The kids and I became regulars on the farmers market circuit. We brought the booty home to Joe, to work his magic. Once we tumbled in to find that Joe had just slaughtered a goat and two roosters. Spattered in blood, his cut hand bandaged in duct tape, he looked about as cheerful as Rambo. Joe does not even eat goat. I am the only one in my family who does, but I do my best to enjoy it enough for four.

At home, we were feasting. Once we’d tracked down local flour and oats, and sunflower seed oil for cooking, we shifted out of survival mode and into fine dining. I’d sit down to Joe’s spreads and find myself at a loss for words. Spaghetti dinner meant pasta hand-rolled with our own eggs and sauce that was our garden in liquid form. Our gratitude journal, stashed in the junk drawer, reappeared, this time for documenting our meals.

The hardest part? Leaving the house, I tell people. Especially with kids, it required packing like an Arctic explorer about to cross the polar ice cap. When I found my blood sugar running low, I reminded myself that no one ever died of starvation in an afternoon, drank water or coffee (my exception), and ate when I got home. I lost a few pounds, and I hope I gained a measure of Buddhist self-discipline. A little hunger made me sincerely reverential when I did sit down to eat.
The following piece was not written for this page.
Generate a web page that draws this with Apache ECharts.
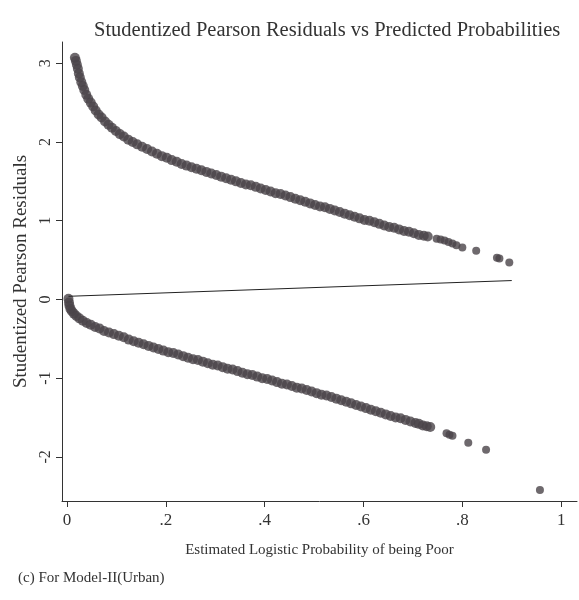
<!DOCTYPE html>
<html>
<head>
<meta charset="utf-8">
<script src="https://cdn.jsdelivr.net/npm/echarts@6/dist/echarts.min.js"></script>
<style>
html, body { margin: 0; padding: 0; background: #fff; }
#chart { width: 579px; height: 600px; }
</style>
</head>
<body>
<div id="chart"></div>
<script>
// upper branch (observed = 1): predicted probability / residual
var upperP = [0.016, 0.018, 0.020, 0.022, 0.024, 0.026, 0.029, 0.032, 0.035, 0.039,
  0.043, 0.048, 0.053, 0.058, 0.064, 0.070, 0.077, 0.084, 0.091, 0.099,
  0.107, 0.115, 0.124, 0.133, 0.142, 0.152, 0.162, 0.172, 0.182, 0.192,
  0.202, 0.212, 0.222, 0.232, 0.242, 0.252, 0.262, 0.272, 0.282, 0.292,
  0.302, 0.312, 0.322, 0.332, 0.342, 0.352, 0.362, 0.372, 0.382, 0.392,
  0.402, 0.412, 0.422, 0.432, 0.442, 0.452, 0.462, 0.472, 0.482, 0.492,
  0.502, 0.512, 0.522, 0.532, 0.542, 0.552, 0.562, 0.572, 0.582, 0.592,
  0.602, 0.612, 0.622, 0.632, 0.642, 0.652, 0.662, 0.672, 0.682, 0.692,
  0.702, 0.712, 0.722, 0.730, 0.748, 0.756, 0.764, 0.772, 0.780, 0.788,
  0.800, 0.828, 0.870, 0.875, 0.895];
var upperR = [3.07, 3.03, 2.98, 2.93, 2.87, 2.82, 2.76, 2.71, 2.66, 2.60,
  2.55, 2.50, 2.45, 2.40, 2.35, 2.31, 2.26, 2.22, 2.18, 2.14,
  2.10, 2.07, 2.03, 2.00, 1.97, 1.94, 1.91, 1.88, 1.85, 1.82,
  1.80, 1.77, 1.75, 1.72, 1.70, 1.68, 1.66, 1.64, 1.62, 1.60,
  1.58, 1.56, 1.54, 1.52, 1.50, 1.48, 1.46, 1.45, 1.43, 1.41,
  1.39, 1.37, 1.35, 1.34, 1.32, 1.30, 1.28, 1.26, 1.24, 1.22,
  1.20, 1.18, 1.17, 1.15, 1.13, 1.11, 1.09, 1.07, 1.05, 1.03,
  1.01, 1.00, 0.98, 0.96, 0.94, 0.92, 0.91, 0.89, 0.87, 0.86,
  0.84, 0.82, 0.81, 0.80, 0.77, 0.76, 0.75, 0.73, 0.71, 0.69,
  0.66, 0.62, 0.53, 0.52, 0.47];

// lower branch (observed = 0)
var lowerP = [0.003, 0.004, 0.005, 0.007, 0.010, 0.014, 0.019, 0.025, 0.032, 0.040,
  0.048, 0.057, 0.066, 0.075, 0.085, 0.095, 0.105, 0.115, 0.125, 0.135,
  0.145, 0.155, 0.165, 0.175, 0.185, 0.195, 0.205, 0.215, 0.225, 0.235,
  0.245, 0.255, 0.265, 0.275, 0.285, 0.295, 0.305, 0.315, 0.325, 0.335,
  0.345, 0.355, 0.365, 0.375, 0.385, 0.395, 0.405, 0.415, 0.425, 0.435,
  0.445, 0.455, 0.465, 0.475, 0.485, 0.495, 0.505, 0.515, 0.525, 0.535,
  0.545, 0.555, 0.565, 0.575, 0.585, 0.595, 0.605, 0.615, 0.625, 0.635,
  0.645, 0.655, 0.665, 0.675, 0.685, 0.695, 0.705, 0.712, 0.720, 0.728,
  0.735, 0.768, 0.774, 0.780, 0.812, 0.848, 0.957];
var lowerR = [0.01, -0.04, -0.08, -0.12, -0.15, -0.18, -0.21, -0.24, -0.27, -0.30,
  -0.32, -0.35, -0.37, -0.40, -0.42, -0.44, -0.46, -0.48, -0.51, -0.53,
  -0.55, -0.57, -0.59, -0.61, -0.63, -0.65, -0.67, -0.68, -0.70, -0.72,
  -0.74, -0.76, -0.77, -0.79, -0.81, -0.83, -0.84, -0.86, -0.88, -0.89,
  -0.91, -0.93, -0.95, -0.96, -0.98, -1.00, -1.01, -1.03, -1.05, -1.07,
  -1.08, -1.10, -1.12, -1.13, -1.15, -1.17, -1.19, -1.21, -1.22, -1.24,
  -1.26, -1.28, -1.30, -1.32, -1.34, -1.36, -1.38, -1.40, -1.42, -1.44,
  -1.46, -1.48, -1.50, -1.51, -1.53, -1.55, -1.57, -1.58, -1.60, -1.61,
  -1.62, -1.70, -1.72, -1.73, -1.82, -1.91, -2.42];

// fitted line
var lineP = [0.003, 0.900];
var lineR = [0.04, 0.24];

var xTicks = [0, 0.2, 0.4, 0.6, 0.8, 1];
var yTicks = [-2, -1, 0, 1, 2, 3];

function zip(a, b) {
  var out = [];
  for (var i = 0; i < a.length; i++) out.push([a[i], b[i]]);
  return out;
}

var serif = 'Liberation Serif';
var ink = '#333';
var dotColor = '#4a4448';

// dense part of the band drawn with larger dots, isolated tail points smaller
function dotSize(v) {
  return v[0] > 0.74 ? 8 : 10;
}

var chart = echarts.init(document.getElementById('chart'), null, {renderer: 'canvas'});
chart.setOption({
  animation: false,
  backgroundColor: '#fff',
  title: {
    text: 'Studentized Pearson Residuals vs Predicted Probabilities',
    left: 89,
    top: 15,
    textStyle: {fontFamily: serif, fontWeight: 'normal', fontSize: 20.5, color: ink}
  },
  graphic: [{
    type: 'text',
    left: 18,
    top: 571,
    style: {text: '(c) For Model-II(Urban)', font: '15px "Liberation Serif"', fill: ink}
  }],
  grid: {left: 62, right: 2, top: 42, bottom: 99},
  xAxis: {
    type: 'value',
    min: -0.0101,
    max: 1.032,
    name: 'Estimated Logistic Probability of being Poor',
    nameLocation: 'middle',
    nameGap: 42,
    nameTextStyle: {fontFamily: serif, fontSize: 15, color: ink},
    splitLine: {show: false},
    axisLine: {onZero: false, lineStyle: {color: ink, width: 1}},
    axisTick: {show: true, length: 6, customValues: xTicks, lineStyle: {color: ink}},
    axisLabel: {
      customValues: xTicks,
      margin: 11,
      fontFamily: serif, fontSize: 17, color: ink,
      formatter: function (v) {
        if (v === 0) return '0';
        if (v === 1) return '1';
        return String(v).replace(/^0/, '');
      }
    }
  },
  yAxis: {
    type: 'value',
    min: -2.56,
    max: 3.27,
    name: 'Studentized Pearson Residuals',
    nameLocation: 'middle',
    nameGap: 30,
    nameTextStyle: {fontFamily: serif, fontSize: 19, color: ink},
    splitLine: {show: false},
    axisLine: {show: true, onZero: false, lineStyle: {color: ink, width: 1}},
    axisTick: {show: true, length: 6, customValues: yTicks, lineStyle: {color: ink}},
    axisLabel: {
      customValues: yTicks,
      rotate: 90,
      margin: 8,
      fontFamily: serif, fontSize: 16, color: ink
    }
  },
  series: [
    {
      type: 'scatter',
      data: zip(upperP, upperR),
      symbolSize: dotSize,
      itemStyle: {color: dotColor}
    },
    {
      type: 'scatter',
      data: zip(lowerP, lowerR),
      symbolSize: dotSize,
      itemStyle: {color: dotColor}
    },
    {
      type: 'line',
      data: zip(lineP, lineR),
      symbol: 'none',
      lineStyle: {color: '#222', width: 1}
    }
  ]
});
</script>
</body>
</html>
If you really want to know what the hardest part was, though, you’d have to ask Joe, and he’s a man of few words (“this interview,” he said when I asked).

These four weeks did, predictably, see us devolve into shouting maniacs as we tried to get lunches prepped and out the door on a weekday morning. But they also felt right on a visceral level, like calling a time out in a tense game and huddling up, our sweaty foreheads pressed against each other’s.

For Kai’s birthday party, which happened to fall on September 30, the kids’ activity was baking carrot-apple cupcakes. We ate Joe’s black bean chili and squash soup, then those hot donut-y cupcakes, brushed with melted butter and rolled in maple sugar and cinnamon. It was our best party yet, fitting of two momentous occasions. Kai had turned five, and we had survived.